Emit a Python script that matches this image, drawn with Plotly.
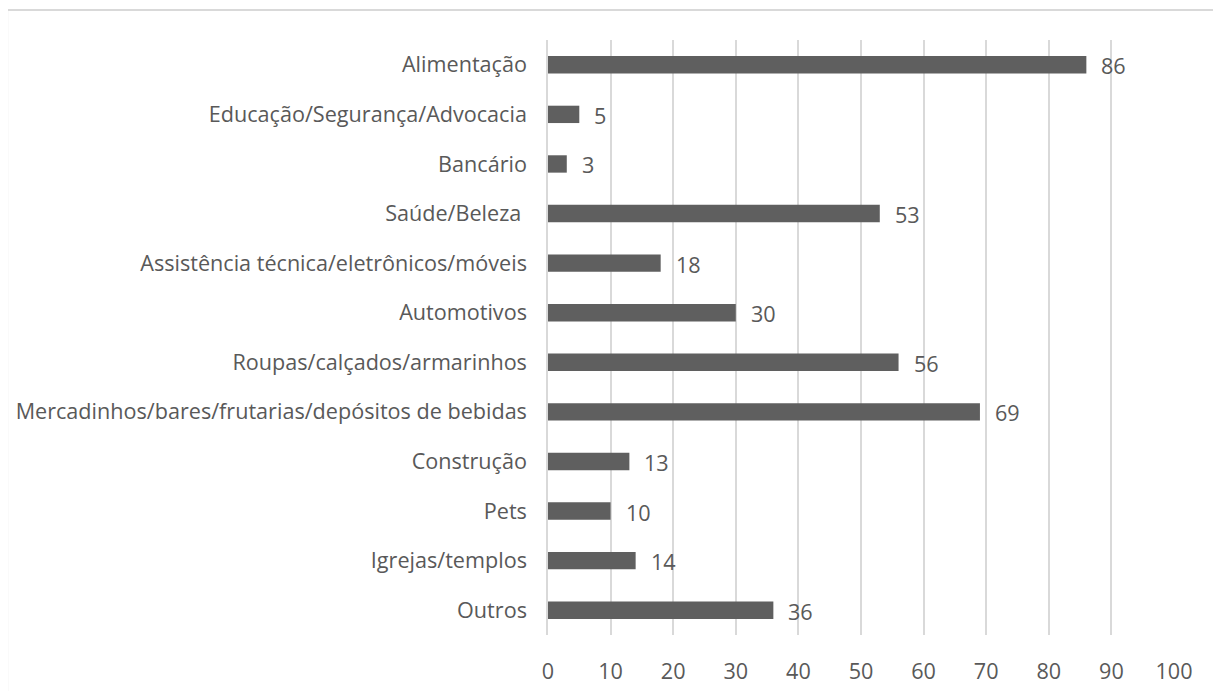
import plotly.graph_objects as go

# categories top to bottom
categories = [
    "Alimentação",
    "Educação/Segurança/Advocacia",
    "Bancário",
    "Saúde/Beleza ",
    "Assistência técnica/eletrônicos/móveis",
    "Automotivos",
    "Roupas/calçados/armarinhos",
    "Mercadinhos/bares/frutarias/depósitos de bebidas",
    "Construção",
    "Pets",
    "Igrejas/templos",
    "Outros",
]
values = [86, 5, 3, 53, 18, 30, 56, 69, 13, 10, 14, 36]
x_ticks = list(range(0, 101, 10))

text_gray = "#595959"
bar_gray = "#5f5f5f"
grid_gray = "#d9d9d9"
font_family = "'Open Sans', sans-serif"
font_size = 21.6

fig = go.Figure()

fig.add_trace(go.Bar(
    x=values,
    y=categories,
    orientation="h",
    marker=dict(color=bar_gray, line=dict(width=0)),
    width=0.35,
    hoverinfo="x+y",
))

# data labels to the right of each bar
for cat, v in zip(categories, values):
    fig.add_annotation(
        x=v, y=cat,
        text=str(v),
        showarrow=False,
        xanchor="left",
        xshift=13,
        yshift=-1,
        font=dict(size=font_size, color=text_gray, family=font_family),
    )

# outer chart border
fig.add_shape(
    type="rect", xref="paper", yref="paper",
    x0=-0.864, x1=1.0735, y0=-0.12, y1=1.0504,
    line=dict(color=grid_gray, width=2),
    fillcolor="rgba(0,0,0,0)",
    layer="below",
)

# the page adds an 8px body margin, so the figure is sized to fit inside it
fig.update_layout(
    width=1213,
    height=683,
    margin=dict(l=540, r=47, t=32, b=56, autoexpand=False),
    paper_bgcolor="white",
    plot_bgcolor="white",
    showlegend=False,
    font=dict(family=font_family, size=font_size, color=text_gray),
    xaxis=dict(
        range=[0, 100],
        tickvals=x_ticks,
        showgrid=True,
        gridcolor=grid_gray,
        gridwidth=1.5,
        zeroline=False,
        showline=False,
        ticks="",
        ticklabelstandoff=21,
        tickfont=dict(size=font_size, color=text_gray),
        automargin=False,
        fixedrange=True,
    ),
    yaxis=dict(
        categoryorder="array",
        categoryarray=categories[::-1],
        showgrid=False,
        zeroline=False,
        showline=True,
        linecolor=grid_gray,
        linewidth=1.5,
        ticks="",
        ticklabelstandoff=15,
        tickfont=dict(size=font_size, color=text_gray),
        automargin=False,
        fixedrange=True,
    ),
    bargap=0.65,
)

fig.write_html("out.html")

* * *

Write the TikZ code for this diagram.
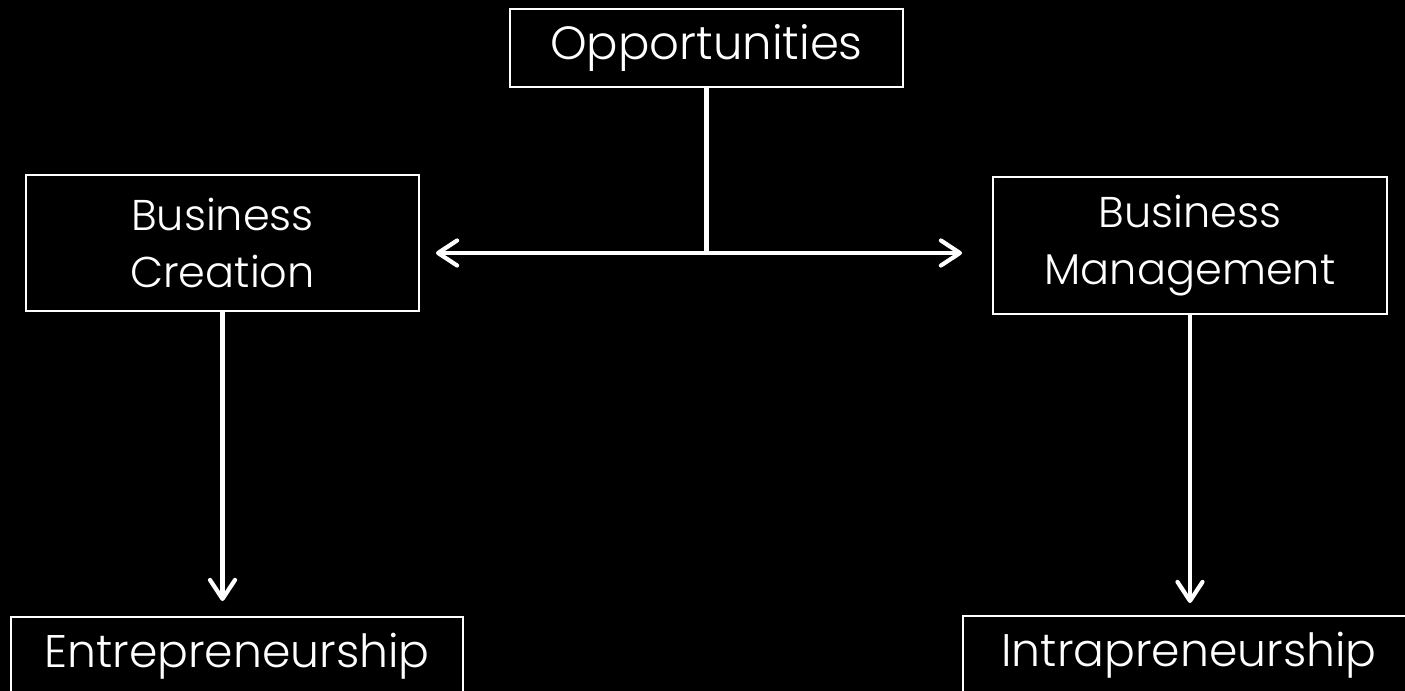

---

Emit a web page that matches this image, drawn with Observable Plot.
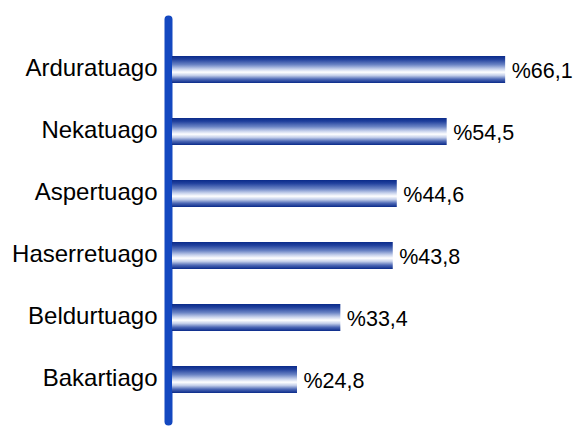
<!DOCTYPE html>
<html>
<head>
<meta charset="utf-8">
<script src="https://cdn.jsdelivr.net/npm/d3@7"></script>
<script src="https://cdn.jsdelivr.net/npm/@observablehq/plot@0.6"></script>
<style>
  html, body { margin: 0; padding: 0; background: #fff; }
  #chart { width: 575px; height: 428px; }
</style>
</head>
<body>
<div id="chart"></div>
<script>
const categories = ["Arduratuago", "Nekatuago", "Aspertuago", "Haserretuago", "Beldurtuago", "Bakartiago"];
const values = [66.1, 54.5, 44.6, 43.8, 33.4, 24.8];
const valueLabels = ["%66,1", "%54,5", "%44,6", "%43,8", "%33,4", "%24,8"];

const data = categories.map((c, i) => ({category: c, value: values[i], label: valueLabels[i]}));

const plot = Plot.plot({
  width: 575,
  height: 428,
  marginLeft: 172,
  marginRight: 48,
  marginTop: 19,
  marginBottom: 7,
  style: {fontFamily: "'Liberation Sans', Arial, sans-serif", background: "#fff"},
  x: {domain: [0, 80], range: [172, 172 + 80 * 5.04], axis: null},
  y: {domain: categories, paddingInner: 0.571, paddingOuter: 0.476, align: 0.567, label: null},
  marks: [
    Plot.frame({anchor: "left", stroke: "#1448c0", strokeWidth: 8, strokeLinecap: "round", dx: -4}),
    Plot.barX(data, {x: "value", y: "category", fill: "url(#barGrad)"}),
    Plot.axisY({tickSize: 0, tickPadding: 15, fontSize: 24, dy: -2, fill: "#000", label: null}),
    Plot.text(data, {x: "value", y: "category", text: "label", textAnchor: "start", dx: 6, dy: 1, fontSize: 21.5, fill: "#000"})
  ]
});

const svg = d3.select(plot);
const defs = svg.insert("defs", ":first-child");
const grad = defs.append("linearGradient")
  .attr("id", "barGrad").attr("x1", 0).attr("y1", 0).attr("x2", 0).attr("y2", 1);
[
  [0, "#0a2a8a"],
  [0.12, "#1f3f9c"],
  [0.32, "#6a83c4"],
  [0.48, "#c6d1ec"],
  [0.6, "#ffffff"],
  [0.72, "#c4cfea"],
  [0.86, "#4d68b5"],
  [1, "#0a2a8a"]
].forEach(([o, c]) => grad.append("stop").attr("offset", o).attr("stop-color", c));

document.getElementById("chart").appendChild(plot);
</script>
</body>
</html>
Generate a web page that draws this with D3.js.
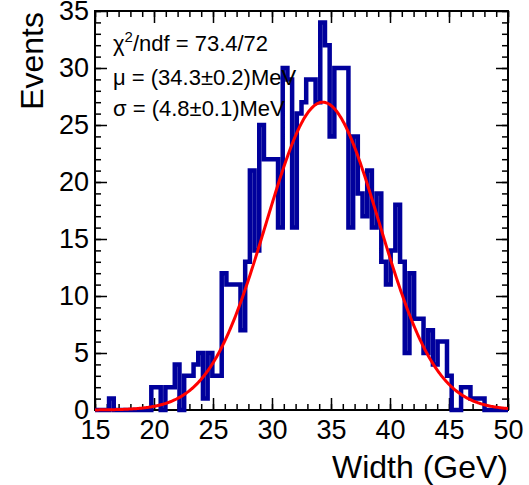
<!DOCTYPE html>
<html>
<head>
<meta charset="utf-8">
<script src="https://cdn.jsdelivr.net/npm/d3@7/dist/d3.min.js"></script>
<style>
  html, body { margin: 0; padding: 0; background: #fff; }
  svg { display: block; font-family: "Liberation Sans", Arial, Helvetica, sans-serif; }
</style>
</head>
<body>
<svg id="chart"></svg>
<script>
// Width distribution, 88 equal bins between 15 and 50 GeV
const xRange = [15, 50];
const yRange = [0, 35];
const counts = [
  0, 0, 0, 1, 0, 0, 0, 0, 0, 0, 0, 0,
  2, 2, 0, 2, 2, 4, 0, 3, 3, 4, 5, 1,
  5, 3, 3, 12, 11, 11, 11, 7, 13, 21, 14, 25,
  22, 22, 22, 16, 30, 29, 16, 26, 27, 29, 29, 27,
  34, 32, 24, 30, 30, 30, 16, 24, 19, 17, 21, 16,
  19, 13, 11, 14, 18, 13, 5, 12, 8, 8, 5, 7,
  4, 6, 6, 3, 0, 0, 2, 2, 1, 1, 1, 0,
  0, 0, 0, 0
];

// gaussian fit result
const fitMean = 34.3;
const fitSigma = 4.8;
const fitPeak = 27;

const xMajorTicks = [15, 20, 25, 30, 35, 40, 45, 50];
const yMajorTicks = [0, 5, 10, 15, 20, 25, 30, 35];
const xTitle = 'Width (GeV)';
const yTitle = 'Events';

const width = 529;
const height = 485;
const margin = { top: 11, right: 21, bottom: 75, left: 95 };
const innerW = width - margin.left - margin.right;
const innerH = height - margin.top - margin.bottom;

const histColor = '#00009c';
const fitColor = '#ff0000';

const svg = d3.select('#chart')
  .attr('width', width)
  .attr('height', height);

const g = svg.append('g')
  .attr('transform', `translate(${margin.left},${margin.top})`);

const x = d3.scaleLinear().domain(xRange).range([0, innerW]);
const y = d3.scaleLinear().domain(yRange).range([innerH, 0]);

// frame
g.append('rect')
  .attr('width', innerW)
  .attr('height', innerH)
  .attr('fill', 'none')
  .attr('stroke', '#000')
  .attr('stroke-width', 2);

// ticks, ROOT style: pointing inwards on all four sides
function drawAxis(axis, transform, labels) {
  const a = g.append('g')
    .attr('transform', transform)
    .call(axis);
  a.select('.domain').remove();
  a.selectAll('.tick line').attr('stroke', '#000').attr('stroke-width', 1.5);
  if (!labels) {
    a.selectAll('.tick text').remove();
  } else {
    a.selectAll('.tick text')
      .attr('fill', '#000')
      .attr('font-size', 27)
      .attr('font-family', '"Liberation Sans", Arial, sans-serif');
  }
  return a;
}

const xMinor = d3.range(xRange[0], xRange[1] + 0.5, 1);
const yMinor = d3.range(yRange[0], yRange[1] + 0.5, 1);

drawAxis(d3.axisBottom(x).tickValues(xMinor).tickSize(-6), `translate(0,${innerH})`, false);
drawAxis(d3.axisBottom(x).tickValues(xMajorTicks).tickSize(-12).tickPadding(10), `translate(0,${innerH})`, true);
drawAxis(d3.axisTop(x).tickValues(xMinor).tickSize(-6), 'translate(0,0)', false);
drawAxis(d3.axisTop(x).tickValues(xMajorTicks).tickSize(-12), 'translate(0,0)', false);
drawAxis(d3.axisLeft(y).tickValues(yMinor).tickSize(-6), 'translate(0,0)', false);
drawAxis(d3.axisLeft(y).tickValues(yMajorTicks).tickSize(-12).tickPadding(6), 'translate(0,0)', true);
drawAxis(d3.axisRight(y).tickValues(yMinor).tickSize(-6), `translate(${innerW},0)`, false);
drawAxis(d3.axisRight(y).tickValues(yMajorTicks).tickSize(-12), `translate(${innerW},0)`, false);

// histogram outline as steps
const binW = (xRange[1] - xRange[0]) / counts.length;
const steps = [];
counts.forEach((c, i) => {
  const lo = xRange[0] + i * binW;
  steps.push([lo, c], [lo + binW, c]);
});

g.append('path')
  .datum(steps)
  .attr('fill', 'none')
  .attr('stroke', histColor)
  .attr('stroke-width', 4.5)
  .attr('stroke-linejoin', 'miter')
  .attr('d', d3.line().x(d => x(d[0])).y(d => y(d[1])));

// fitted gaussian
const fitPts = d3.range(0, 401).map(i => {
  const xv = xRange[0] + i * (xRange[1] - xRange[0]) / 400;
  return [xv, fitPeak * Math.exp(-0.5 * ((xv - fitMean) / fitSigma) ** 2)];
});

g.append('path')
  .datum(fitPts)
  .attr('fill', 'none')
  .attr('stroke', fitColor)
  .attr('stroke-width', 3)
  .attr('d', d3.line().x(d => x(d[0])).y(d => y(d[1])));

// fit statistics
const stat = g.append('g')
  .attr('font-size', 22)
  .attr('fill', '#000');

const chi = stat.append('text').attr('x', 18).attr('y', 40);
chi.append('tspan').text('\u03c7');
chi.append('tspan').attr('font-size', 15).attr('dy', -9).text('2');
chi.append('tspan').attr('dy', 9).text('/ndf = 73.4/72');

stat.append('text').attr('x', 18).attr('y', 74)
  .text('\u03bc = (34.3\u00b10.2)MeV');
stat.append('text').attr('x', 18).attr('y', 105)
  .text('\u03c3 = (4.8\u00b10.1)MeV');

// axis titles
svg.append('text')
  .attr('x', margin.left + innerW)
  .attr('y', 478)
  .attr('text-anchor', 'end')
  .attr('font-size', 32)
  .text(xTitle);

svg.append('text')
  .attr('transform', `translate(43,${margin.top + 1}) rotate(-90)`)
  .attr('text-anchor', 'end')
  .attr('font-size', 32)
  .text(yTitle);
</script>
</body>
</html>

TO BE DONE:
Lines from the one with "Emit a web page" through the one with "const data = categories.map((c, i)" are the only ones to quote. Quote them exactly and leave out pictures.

FULL SOLUTION:
Emit a web page that matches this image, drawn with Observable Plot.
<!DOCTYPE html>
<html>
<head>
<meta charset="utf-8">
<script src="https://cdn.jsdelivr.net/npm/d3@7"></script>
<script src="https://cdn.jsdelivr.net/npm/@observablehq/plot@0.6"></script>
<style>
  html, body { margin: 0; padding: 0; background: #fff; }
  #chart { width: 575px; height: 428px; }
</style>
</head>
<body>
<div id="chart"></div>
<script>
const categories = ["Arduratuago", "Nekatuago", "Aspertuago", "Haserretuago", "Beldurtuago", "Bakartiago"];
const values = [66.1, 54.5, 44.6, 43.8, 33.4, 24.8];
const valueLabels = ["%66,1", "%54,5", "%44,6", "%43,8", "%33,4", "%24,8"];

const data = categories.map((c, i) => ({category: c, value: values[i], label: valueLabels[i]}));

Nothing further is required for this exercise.